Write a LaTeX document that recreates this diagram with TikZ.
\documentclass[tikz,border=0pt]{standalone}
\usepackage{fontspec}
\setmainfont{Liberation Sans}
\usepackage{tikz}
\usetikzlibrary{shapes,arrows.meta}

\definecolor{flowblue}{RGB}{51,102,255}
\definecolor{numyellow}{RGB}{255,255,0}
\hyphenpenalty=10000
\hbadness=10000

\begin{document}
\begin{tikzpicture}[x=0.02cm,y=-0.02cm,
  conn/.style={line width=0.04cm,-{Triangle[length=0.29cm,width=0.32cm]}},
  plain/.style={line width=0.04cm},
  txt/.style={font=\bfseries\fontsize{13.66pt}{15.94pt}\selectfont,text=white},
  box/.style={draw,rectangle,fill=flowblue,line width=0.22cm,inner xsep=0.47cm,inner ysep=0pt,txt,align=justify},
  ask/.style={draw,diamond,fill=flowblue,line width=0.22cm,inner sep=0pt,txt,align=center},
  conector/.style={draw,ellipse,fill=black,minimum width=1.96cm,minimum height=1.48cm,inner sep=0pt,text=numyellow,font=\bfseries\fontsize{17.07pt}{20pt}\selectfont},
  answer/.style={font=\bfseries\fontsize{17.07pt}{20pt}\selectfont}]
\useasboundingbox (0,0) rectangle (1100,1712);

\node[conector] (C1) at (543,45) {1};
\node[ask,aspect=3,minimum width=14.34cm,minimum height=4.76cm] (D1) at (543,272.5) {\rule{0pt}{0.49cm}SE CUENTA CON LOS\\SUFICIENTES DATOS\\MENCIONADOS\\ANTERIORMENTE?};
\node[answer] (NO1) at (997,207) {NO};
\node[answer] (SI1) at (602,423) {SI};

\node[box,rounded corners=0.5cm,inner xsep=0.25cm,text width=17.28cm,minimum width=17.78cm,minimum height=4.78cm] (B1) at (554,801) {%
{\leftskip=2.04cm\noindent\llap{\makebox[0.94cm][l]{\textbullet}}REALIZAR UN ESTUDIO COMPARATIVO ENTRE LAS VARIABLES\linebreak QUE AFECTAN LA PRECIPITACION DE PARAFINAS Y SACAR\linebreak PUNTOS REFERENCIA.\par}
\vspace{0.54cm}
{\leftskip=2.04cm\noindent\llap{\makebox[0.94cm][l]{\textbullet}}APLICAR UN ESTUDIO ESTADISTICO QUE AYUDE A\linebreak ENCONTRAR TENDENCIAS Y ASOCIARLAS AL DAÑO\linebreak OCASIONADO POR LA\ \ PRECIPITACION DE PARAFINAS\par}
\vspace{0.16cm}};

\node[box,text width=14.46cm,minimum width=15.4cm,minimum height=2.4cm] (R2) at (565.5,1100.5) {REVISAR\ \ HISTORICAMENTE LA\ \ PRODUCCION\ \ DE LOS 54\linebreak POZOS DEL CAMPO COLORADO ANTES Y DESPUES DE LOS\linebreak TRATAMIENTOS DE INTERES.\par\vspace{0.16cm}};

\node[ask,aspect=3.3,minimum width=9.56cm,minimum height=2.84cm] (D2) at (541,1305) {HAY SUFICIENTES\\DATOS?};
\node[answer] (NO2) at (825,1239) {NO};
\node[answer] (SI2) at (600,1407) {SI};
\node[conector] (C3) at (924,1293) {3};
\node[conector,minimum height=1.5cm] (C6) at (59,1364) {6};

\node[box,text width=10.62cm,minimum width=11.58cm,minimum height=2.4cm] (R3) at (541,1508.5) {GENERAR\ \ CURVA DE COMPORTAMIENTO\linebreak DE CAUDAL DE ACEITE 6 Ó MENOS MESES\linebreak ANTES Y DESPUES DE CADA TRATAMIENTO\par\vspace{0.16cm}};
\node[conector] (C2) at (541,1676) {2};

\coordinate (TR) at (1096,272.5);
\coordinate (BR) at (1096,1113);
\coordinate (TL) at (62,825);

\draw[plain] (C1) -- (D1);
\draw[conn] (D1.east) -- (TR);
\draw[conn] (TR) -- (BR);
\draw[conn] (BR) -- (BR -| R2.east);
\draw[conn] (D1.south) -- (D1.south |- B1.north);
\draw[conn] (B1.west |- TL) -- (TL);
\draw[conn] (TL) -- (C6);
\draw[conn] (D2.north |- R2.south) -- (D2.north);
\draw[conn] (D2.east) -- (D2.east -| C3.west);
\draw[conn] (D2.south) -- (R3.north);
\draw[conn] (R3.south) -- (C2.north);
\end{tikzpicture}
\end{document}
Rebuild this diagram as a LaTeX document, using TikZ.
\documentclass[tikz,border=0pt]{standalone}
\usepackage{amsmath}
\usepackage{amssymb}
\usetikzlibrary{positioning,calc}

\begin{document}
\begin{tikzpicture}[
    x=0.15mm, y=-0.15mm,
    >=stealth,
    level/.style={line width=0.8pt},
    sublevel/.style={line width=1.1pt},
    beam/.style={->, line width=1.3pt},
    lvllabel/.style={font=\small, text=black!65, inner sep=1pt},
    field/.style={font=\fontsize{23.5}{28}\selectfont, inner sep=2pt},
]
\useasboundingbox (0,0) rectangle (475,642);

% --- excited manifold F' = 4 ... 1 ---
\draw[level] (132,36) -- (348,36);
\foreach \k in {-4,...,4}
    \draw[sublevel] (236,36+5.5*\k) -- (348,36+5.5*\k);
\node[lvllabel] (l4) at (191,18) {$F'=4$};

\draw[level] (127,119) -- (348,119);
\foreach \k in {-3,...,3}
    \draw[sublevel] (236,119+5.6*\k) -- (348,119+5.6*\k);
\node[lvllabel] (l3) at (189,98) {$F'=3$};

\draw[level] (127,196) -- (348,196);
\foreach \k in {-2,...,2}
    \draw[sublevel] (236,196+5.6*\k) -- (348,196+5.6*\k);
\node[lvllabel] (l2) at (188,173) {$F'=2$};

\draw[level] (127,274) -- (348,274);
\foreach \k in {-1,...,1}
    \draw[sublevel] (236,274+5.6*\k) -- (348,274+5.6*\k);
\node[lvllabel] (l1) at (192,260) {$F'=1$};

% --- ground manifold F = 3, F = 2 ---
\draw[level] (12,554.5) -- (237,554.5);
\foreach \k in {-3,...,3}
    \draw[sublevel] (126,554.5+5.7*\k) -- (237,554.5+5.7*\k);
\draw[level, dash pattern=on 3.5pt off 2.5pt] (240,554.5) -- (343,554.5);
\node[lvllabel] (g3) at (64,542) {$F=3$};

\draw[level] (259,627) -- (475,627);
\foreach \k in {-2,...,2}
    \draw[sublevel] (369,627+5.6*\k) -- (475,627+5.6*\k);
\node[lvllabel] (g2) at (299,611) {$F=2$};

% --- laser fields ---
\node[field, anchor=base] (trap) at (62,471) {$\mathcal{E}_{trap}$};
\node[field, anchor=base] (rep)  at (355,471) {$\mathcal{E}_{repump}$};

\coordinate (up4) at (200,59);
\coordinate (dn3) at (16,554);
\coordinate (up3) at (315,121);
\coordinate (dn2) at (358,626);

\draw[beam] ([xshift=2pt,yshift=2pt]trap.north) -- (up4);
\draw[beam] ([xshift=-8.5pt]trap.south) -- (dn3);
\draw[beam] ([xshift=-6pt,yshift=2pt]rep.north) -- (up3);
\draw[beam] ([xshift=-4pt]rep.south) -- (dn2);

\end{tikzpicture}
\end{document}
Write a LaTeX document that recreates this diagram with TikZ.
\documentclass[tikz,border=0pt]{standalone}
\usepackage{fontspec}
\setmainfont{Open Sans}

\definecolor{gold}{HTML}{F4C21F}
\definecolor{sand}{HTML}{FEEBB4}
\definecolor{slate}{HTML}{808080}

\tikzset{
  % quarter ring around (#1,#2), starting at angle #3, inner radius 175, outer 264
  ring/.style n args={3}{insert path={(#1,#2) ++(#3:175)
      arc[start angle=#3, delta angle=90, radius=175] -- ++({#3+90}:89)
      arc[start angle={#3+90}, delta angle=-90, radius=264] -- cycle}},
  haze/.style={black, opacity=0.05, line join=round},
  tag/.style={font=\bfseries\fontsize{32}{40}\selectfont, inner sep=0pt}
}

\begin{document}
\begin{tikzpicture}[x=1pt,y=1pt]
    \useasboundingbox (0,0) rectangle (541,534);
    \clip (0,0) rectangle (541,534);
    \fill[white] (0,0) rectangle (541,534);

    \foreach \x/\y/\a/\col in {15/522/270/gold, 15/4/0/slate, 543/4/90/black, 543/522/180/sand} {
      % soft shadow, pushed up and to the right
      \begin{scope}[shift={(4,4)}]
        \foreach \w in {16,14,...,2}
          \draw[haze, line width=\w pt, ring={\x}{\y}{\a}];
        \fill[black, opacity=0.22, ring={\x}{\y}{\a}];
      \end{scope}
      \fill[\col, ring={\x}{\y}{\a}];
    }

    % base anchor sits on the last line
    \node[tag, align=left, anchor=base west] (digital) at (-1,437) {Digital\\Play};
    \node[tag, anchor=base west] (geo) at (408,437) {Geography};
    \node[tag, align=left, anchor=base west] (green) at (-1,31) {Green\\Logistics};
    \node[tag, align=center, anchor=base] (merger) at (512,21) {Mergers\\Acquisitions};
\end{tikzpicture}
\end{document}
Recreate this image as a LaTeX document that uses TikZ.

++++++++

Looking at the entries above, say how many lines contain the word "LaTeX". Only the number is wanted.

* Right answer: 4